A Mastodon bot for learning about new genes

A lot of our laboratory’s research concerns the attention gap for human genes: a small fraction of human genes receive a large majority of our collective research attention. Often, biologists choose to research genes that are already well-studied, even though understudied genes are just as likely to be intimately associated with human disease.

To play a small role in fighting this discrepancy, I created Gene of the Day, a Mastodon bot that posts about one new human gene every day. Biomedical researchers tend not to interact with genes they know little about, so I figured this would be a bemusing and enlightening source of information for scientists worldwide.

This isn’t my first foray into botmaking; I previously created a Twitter bot that posts the daily United States Air Quality forecast. This time around, I was hesitant to launch this bot on Twitter given the current state of Twitter and its developer API. Now that many scientists have moved over, I thought that Mastodon was better suited to host the bot at this time.

The bot uses data from NCBI Gene, PubTator, RCSB PDB and Uniprot and is hosted on botsin.space, a bot-friendly Mastodon instance. Every day, the bot selects a random human gene (excluding previously-posted genes) and posts bibliometric and database-specific information about it, as well as an experimentally-derived protein structure if one is available.

I chose to center bibliometric information on the gene over functional information for three reasons:

  1. I would like to demonstrate how many human genes have very little scholarship available about them.

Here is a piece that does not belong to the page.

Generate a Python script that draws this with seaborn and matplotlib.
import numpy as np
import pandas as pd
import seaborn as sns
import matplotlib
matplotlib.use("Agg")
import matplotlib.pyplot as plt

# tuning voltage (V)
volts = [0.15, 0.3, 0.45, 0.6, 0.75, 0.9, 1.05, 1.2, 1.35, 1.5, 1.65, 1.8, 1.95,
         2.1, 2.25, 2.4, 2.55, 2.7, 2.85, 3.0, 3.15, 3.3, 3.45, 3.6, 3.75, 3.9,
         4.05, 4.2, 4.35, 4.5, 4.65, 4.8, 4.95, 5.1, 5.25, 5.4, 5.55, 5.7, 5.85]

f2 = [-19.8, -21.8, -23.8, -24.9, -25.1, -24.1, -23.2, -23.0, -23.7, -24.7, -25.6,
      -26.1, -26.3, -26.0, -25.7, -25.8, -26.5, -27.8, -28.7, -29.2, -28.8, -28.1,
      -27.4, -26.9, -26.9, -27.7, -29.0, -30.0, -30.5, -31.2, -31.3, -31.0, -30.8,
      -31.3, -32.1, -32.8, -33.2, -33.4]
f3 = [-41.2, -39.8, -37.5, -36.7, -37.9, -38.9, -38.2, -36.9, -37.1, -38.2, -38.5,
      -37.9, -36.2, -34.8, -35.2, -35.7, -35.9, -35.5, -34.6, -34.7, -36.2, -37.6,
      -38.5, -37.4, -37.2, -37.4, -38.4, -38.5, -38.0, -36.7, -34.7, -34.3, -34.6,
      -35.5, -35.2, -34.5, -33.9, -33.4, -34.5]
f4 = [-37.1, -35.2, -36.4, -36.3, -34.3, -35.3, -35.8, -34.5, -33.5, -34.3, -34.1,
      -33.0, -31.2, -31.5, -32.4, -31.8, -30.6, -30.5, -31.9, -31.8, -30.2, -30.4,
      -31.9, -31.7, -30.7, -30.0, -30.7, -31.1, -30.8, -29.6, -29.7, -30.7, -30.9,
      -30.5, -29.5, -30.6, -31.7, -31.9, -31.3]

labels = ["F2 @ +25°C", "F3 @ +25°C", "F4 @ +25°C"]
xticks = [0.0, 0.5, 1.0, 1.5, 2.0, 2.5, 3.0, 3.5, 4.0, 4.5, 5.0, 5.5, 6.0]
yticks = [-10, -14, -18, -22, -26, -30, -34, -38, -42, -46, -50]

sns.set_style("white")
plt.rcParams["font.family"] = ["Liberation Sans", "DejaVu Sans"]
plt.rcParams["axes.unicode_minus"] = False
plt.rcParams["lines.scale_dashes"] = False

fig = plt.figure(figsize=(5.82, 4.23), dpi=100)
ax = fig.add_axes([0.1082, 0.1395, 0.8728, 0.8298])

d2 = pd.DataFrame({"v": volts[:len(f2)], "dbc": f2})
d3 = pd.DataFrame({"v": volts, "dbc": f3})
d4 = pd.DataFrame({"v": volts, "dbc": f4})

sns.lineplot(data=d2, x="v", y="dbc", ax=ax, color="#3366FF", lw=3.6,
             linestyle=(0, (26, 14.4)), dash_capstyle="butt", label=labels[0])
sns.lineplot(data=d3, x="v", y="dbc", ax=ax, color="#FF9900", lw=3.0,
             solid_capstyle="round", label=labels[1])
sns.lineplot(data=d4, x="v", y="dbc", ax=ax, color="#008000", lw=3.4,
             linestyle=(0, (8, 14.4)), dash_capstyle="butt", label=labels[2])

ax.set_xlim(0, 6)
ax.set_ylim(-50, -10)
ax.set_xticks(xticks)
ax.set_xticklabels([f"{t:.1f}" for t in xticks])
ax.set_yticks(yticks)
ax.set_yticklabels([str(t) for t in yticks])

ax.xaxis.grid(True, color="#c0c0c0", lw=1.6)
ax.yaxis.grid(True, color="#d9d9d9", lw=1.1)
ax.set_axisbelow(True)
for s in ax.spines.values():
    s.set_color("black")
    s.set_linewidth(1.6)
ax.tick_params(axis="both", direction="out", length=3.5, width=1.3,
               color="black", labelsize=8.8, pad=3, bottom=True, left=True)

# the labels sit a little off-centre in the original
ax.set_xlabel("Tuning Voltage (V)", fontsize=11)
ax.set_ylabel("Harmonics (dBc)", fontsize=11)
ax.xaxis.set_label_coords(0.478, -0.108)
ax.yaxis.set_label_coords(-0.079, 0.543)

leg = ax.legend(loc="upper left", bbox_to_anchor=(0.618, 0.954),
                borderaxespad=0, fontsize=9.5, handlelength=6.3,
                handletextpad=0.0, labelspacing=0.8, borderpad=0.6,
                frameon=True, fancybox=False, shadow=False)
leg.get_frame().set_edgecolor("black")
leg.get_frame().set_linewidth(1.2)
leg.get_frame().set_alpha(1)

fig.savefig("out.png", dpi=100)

I expect many human genes that Gene of the Day chooses to highlight will not yet have been featured in a single publication nor will have an experimentally-derived protein structure. Although this will make some posts quite boring, I believe that it is important to remind people that there are dark areas in our understanding of the human genome.
  2. Many human genes have no associated functional annotation. Restricting the bot’s posts to just genes that have already been functionally annotated will privilege better-studied genes.
  3. Some functional annotations are derived from publications that are almost certainly paper mill products. For instance, consider the article PMID:29254169. This article reports a novel function for MIR182 but is almost certainly a paper mill product and is entirely bogus. This paper mill product has been detected and retracted, but many more remain undetected in the biomedical literature. I am cautious to include functional annotations in case the bot were to report the findings of paper mill products as factual.

The bot’s source code is available under the GPL-3.0 license on GitHub. If you have feedback or questions, I encourage you to submit them as issues on the bot’s GitHub page. I also encourage you to reply to posts with fun facts about the daily gene if it happens to be one of your favorites. Here is an example post:

Example post about EGFR from Gene of the Day

I believe that projects like these can help spur discussion and foster curiosity in the sciences, and there are plenty of other examples of this kind of creative botmaking (see @netzschleuder, @strangeattrbot, @ThreeBodyBot or browse botwiki for more examples). I encourage others to think about making similar bots. Making bots for Mastodon is relatively easy, so if you are interested, do not hesitate to reach out. I hope you enjoy Gene of the Day!